News 06:00
BULLETIN 8 May 6 am
Good morning. I am……..
In this bulletin:
# South Africa says it will present a report to the African Union over anti-migrant protests
# The World Health Organisation warns there are more hantavirus cases possible
# And rugby: The Stormers, Bulls, and Lions are gearing up for the penultimate round of the URC
# South Africa is set to submit a report to the African Union after Ghana asked for anti-migrant protests to be discussed at an upcoming meeting. Minister in the Presidency Khumbudzo Ntshavheni says the government supports the first country-of-safety principle in migration matters. Ntshavheni added that there is no war in the Southern African Development Community region to justify large movements of people into South Africa:
# Business Unity South Africa says if high fuel costs become a sustained feature of the operating environment, the consequences will be lower investment, fewer jobs and slower growth. Global oil market volatility has resulted in significant increases in fuel prices in April and May. BUSA says that with about 80-percent of goods in the country transported by road, elevated fuel costs raise distribution and logistics expenses across the economy. It warns that companies are forced into impossible trade-offs between covering rising fuel costs and meeting payroll or supplier obligations.

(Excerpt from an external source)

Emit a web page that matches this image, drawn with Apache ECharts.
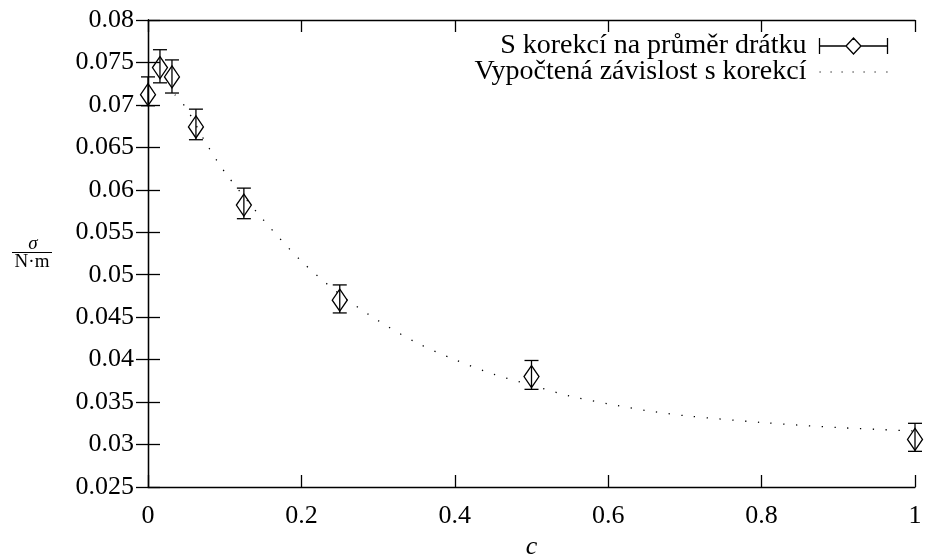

# The Garden Route District Municipality says the focus is on locating trapped or displaced people, as weather warnings for the region have been downgraded from level eight to level six. Areas of particular concern remain the Knysna, Bitou, George, and Oudtshoorn areas. According to the municipality’s Fire Chief, Deon Stoffels, approximately 76 people are stranded in De Vlugt in the George municipal area:
# The Freedom Front Plus has expressed concerns about the City of Tshwane’s request to write off a further 1.5-billion-rand in debtors as unauthorised expenditure. In the past 12 months, the metro has recognised nearly six-billion-rand of its debt burden as fictitious or uncollectable. The FF Plus says that if accounting tricks must be employed to remove billions from the financial statements in an effort to balance the books, it means the budget was never genuinely funded. It adds that this amounts to gross manipulation of the budgeting process.

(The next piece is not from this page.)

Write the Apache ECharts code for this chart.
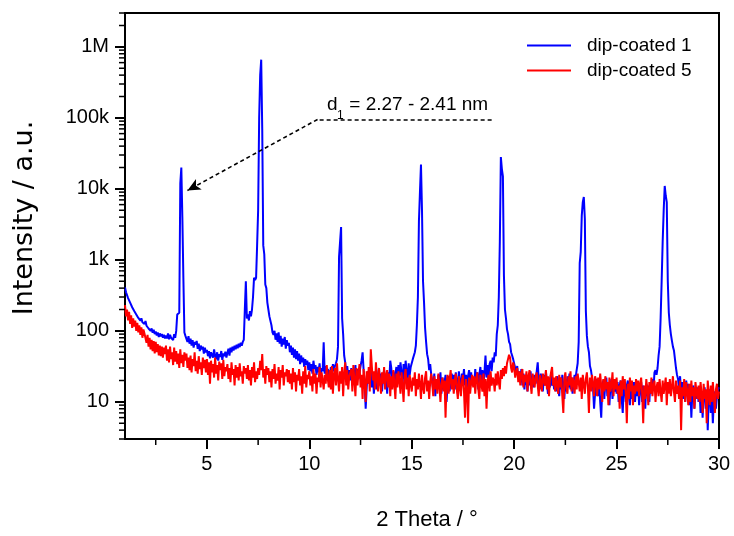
<!DOCTYPE html>
<html>
<head>
<meta charset="utf-8">
<script src="https://cdn.jsdelivr.net/npm/echarts@6/dist/echarts.min.js"></script>
<style>html,body{margin:0;padding:0;background:#fff;}#chart{width:734px;height:536px;}</style>
</head>
<body>
<div id="chart"></div>
<script>
// 2θ sampling grid
const thetaStart = 1, thetaStep = 0.05;
// Intensity, dip-coated 1 (blue), one value per 0.05° from 1° to 30°
const dip1 = [
410,350,340,290,295,250,245,215,220,190,195,170,178,152,160,140,150,132,140,125,
138,118,125,108,115,100,108,94,104,90,98,86,95,82,92,84,90,80,88,78,
86,78,92,76,88,80,84,74,90,80,100,170,175,180,12000,20000,4000,550,95,85,
80,70,84,66,78,62,74,58,70,64,72,56,66,52,62,55,60,48,58,50,
54,44,52,41,50,46,42,55,44,40,50,38,47,43,52,39,48,44,51,42,
49,56,45,58,50,60,53,62,55,64,57,66,59,68,62,70,75,200,500,150,
170,140,190,160,200,300,560,520,560,1600,5000,100000,400000,660000,70000,1600,1200,450,400,250,
200,160,150,120,95,88,100,75,92,70,95,66,85,60,78,64,82,56,74,62,
68,50,62,46,58,42,55,40,52,38,48,34,45,36,42,31,40,33,38,28,
36,27,34,25,38,29,33,24,31,26,35,23,30,27,69,25,32,22,29,26,
22,31,24,34,27,32,35,40,60,1100,1800,2900,150,90,45,36,26,32,22,28,
20,30,17,27,22,33,18,29,21,26,32,38,50,28,19,8,16,27,18,24,
28,16,26,13,22,27,15,24,30,17,25,14,23,28,16,22,13,26,19,38,
30,19,27,16,25,31,18,33,22,36,26,17,34,21,38,27,20,35,24,31,
33,40,42,50,62,120,300,3500,9000,22000,5000,500,250,110,70,47,40,28,34,24,
20,14,25,12,21,16,24,18,26,13,22,15,19,24,10,18,23,14,21,25,
18,24,15,26,20,13,27,19,16,25,21,29,17,24,15,23,28,18,26,17,
22,17,29,19,26,15,24,31,20,28,18,26,45,22,33,21,34,38,27,42,
36,50,44,90,120,300,1800,28000,19000,15000,600,200,150,105,90,70,65,50,45,40,
38,30,26,32,21,27,19,29,17,25,15,24,20,14,23,17,27,18,22,16,
24,18,27,36,20,15,25,19,14,24,17,27,18,13,22,16,25,17,21,15,
20,14,23,16,12,22,15,24,17,11,21,14,23,16,25,15,22,13,19,24,
22,28,35,70,900,1300,4200,6500,7700,3800,190,85,60,50,32,28,22,16,8,13,
17,21,12,19,10,6,16,20,11,18,22,12,19,9,17,21,11,18,14,20,
13,19,10,17,20,11,7,16,18,10,17,20,12,9,18,11,16,19,10,17,
12,18,9,16,19,10,17,13,8,18,12,17,10,19,13,21,15,26,28,24,
30,45,60,150,500,1800,5000,11000,8000,6500,500,180,120,90,73,60,53,40,30,24,
21,15,23,13,19,11,17,10,20,12,18,9,16,6,14,17,8,15,11,16,
10,15,7,14,6,13,16,8,14,4,12,15,7,13,5,11,14,8,12,15,
16
];
// Intensity, dip-coated 5 (red)
const dip5 = [
230,160,200,140,185,125,165,110,150,115,140,100,130,95,120,88,112,80,105,92,
95,68,88,60,80,55,75,52,72,48,70,50,65,45,62,44,60,42,58,47,
62,38,55,36,60,40,50,33,58,37,52,34,48,30,55,35,46,31,50,38,
48,30,42,28,45,26,40,32,50,27,38,25,44,29,36,24,42,30,39,26,
40,24,36,18,38,26,34,22,42,25,33,20,37,28,35,21,39,23,31,27,
34,21,30,19,36,24,29,17,33,22,31,20,35,23,27,18,32,25,30,21,
33,20,28,17,31,22,36,19,27,21,30,24,38,28,47,22,29,18,32,24,
30,19,27,16,29,21,34,18,25,20,31,15,28,22,33,17,26,23,29,19,
28,18,25,15,30,19,26,14,24,20,29,17,23,13,27,18,32,16,24,21,
27,17,23,14,29,18,25,13,22,19,31,16,26,20,15,24,18,33,21,16,
28,15,32,13,24,30,17,35,21,14,27,18,31,12,25,36,17,28,15,23,
22,29,14,33,20,12,30,17,26,34,16,24,11,29,19,10,27,18,31,14,
55,32,20,27,15,36,22,14,30,19,13,26,18,31,15,24,28,16,25,12,
23,15,28,18,11,25,16,27,20,13,26,17,10,23,29,15,22,12,24,18,
14,22,17,26,12,21,15,25,18,11,24,16,13,22,27,14,20,11,19,25,
18,12,23,15,21,13,25,17,10,18,22,14,20,6,19,24,13,21,28,15,
21,13,20,25,15,11,23,16,12,20,24,14,6,21,15,5,22,13,19,24,
16,23,13,21,26,15,11,24,18,14,25,12,21,8,19,24,14,27,17,22,
20,14,25,17,27,19,15,28,21,30,23,32,25,35,40,46,42,30,26,36,
31,22,26,30,19,27,17,25,29,16,24,19,27,14,23,28,18,13,25,20,
16,23,26,17,12,24,19,14,25,20,17,28,15,23,12,21,26,31,17,22,
14,23,18,13,24,16,22,12,7,21,26,16,13,23,17,27,14,22,19,13,
23,15,25,19,14,22,11,24,18,13,21,26,16,7,22,14,24,18,12,23,
20,12,22,15,25,17,10,21,14,23,15,19,9,22,14,17,26,12,21,15,
22,13,17,8,20,12,23,15,21,13,5,18,11,22,14,20,9,17,13,21,
14,20,12,18,22,13,5,17,11,21,15,9,19,13,22,12,17,20,10,16,
19,12,21,14,10,20,13,17,22,9,19,13,21,12,16,23,14,10,20,13,
17,11,20,4,16,12,21,10,19,14,9,18,10,20,12,16,8,19,14,11,
17,10,19,13,7,18,11,15,5,20,13,9,17,10,19,12,7,15,18,11,
14
];
const seriesNames = ['dip-coated 1', 'dip-coated 5'];
const yTickValues = [10, 100, 1000, 10000, 100000, 1000000];
const yTickLabels = ['10', '100', '1k', '10k', '100k', '1M'];
const xMinorTicks = [2.5, 7.5, 12.5, 17.5, 22.5, 27.5];
const yMinorMultipliers = [2, 3, 4, 5, 6, 7, 8, 9];
const yMinorDecades = [1, 10, 100, 1000, 10000, 100000, 1000000];
// annotation (data coordinates)
const annoTextStart = [18.9, 95000];
const annoBend = [10.4, 95000];
const annoArrowTip = [4.05, 9500];

const X_MIN = 1, X_MAX = 30, Y_MIN = 3, Y_MAX = 3e6;
const FONT = 'Liberation Sans, Arial, sans-serif';
const WIDE = 'DejaVu Sans, sans-serif';

const toPairs = arr => arr.map((v, i) => [+(thetaStart + i * thetaStep).toFixed(2), v]);

const yMinor = [];
yMinorDecades.forEach(d => yMinorMultipliers.forEach(m => {
  const v = d * m; if (v >= Y_MIN && v <= Y_MAX) yMinor.push(v);
}));

const chart = echarts.init(document.getElementById('chart'), null, {renderer: 'canvas'});
const option = {
  animation: false,
  backgroundColor: '#ffffff',
  grid: {left: 125, top: 13, width: 594, height: 430, show: true, borderColor: '#000', borderWidth: 2, backgroundColor: 'transparent'},
  legend: {
    data: seriesNames.map(n => ({name: n, icon: 'rect'})), orient: 'vertical', left: 522, top: 31,
    itemWidth: 44, itemHeight: 2, itemGap: 6,
    textStyle: {fontSize: 19, color: '#000', fontFamily: FONT, padding: [0, 0, 0, 11]}
  },
  xAxis: {
    type: 'value', min: X_MIN, max: X_MAX, splitNumber: 5,
    name: '2 Theta / °', nameLocation: 'middle', nameGap: 70,
    nameTextStyle: {fontSize: 22, color: '#000', fontFamily: FONT, padding: [0, 0, 0, 10]},
    axisLine: {lineStyle: {color: '#000', width: 2}},
    axisTick: {inside: false, length: 10, lineStyle: {color: '#000', width: 2}},
    axisLabel: {margin: 15, fontSize: 20, color: '#000', fontFamily: FONT, showMinLabel: false},
    splitLine: {show: false}
  },
  yAxis: {
    type: 'log', logBase: 10, min: Y_MIN, max: Y_MAX,
    name: 'Intensity / a.u.', nameLocation: 'middle', nameGap: 87, nameRotate: 90,
    nameTextStyle: {fontSize: 27, color: '#000', fontFamily: WIDE, padding: [0, 0, 0, 16]},
    axisLine: {lineStyle: {color: '#000', width: 2}},
    axisTick: {inside: false, length: 10, lineStyle: {color: '#000', width: 2}},
    axisLabel: {
      margin: 16, fontSize: 20, color: '#000', fontFamily: FONT,
      showMinLabel: false, showMaxLabel: false,
      formatter: v => {
        let best = -1;
        yTickValues.forEach((t, i) => { if (Math.abs(Math.log10(v) - Math.log10(t)) < 0.01) best = i; });
        return best >= 0 ? yTickLabels[best] : '';
      }
    },
    splitLine: {show: false}
  },
  series: [
    {
      name: seriesNames[0], type: 'line', data: toPairs(dip1), symbol: 'none',
      lineStyle: {color: '#0000ff', width: 2}, itemStyle: {color: '#0000ff'}, z: 2
    },
    {
      name: seriesNames[1], type: 'line', data: toPairs(dip5), symbol: 'none',
      lineStyle: {color: '#ff0000', width: 2}, itemStyle: {color: '#ff0000'}, z: 3
    },
    {
      name: 'annotation', type: 'line', data: [], z: 5, silent: true,
      markLine: {
        silent: true, animation: false, label: {show: false},
        lineStyle: {color: '#000', width: 1.6, type: [4, 3]},
        data: [
          [{coord: annoTextStart, symbol: 'none'}, {coord: annoBend, symbol: 'none'}],
          [{coord: annoBend, symbol: 'none'}, {coord: annoArrowTip, symbol: 'arrow', symbolSize: [9, 13]}]
        ]
      }
    },
    {
      name: 'yMinorTicks', type: 'custom', clip: false, silent: true, z: 10,
      data: yMinor.map(v => [X_MIN, v]),
      renderItem: (params, api) => {
        const p = api.coord([api.value(0), api.value(1)]);
        return {type: 'line', shape: {x1: p[0] - 6, y1: p[1], x2: p[0], y2: p[1]}, style: {stroke: '#000', lineWidth: 1.5}};
      }
    },
    {
      name: 'xMinorTicks', type: 'custom', clip: false, silent: true, z: 10,
      data: xMinorTicks.map(v => [v, Y_MIN]),
      renderItem: (params, api) => {
        const p = api.coord([api.value(0), api.value(1)]);
        return {type: 'line', shape: {x1: p[0], y1: p[1], x2: p[0], y2: p[1] + 6}, style: {stroke: '#000', lineWidth: 1.5}};
      }
    }
  ],
  graphic: [
    {type: 'text', left: 327, top: 95, style: {text: 'd', fontSize: 19, fill: '#000', fontFamily: FONT}},
    {type: 'text', left: 337, top: 110, style: {text: '1', fontSize: 12, fill: '#000', fontFamily: FONT}},
    {type: 'text', left: 344, top: 95, style: {text: ' = 2.27 - 2.41 nm', fontSize: 19, fill: '#000', fontFamily: FONT}}
  ]
};
chart.setOption(option);
</script>
</body>
</html>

# The World Health Organisation says more hantavirus cases linked to the Atlantic cruise ship outbreak may still emerge due to the virus’s long incubation period of up to six weeks. WHO director-general Tedros Adhanom Ghebreyesus told the media ongoing monitoring and contact tracing are in place across multiple countries, as passengers and close contacts continue to be followed for possible symptoms:
# Rugby: The Stormers, the Lions, and the Bulls need crucial victories in the penultimate pool round of the United Rugby Championship this weekend. All three South African teams are still in the running to host quarter-finals when the playoffs start. This evening, the Stormers, as log leaders, take on Ulster in Belfast, the seventh-placed Bulls face Zebre in Pretoria tomorrow, and the third-placed Lions are up against fourth-placed Leinster in Dublin. The Sharks, now tenth on the log, take on 13th-placed Benetton in Durban.
# And the financial indicators: The dollar trades at 16-rand-45-cents and the euro at 19-rand-30-cents. One British pound costs 22-rand-30-cents and Bitcoin trades at 79-thousand-854-dollars. Gold sells at four-thousand-687-dollars-78-cents a fine ounce and Brent crude oil is quoted at 101-dollars-11-cents a barrel.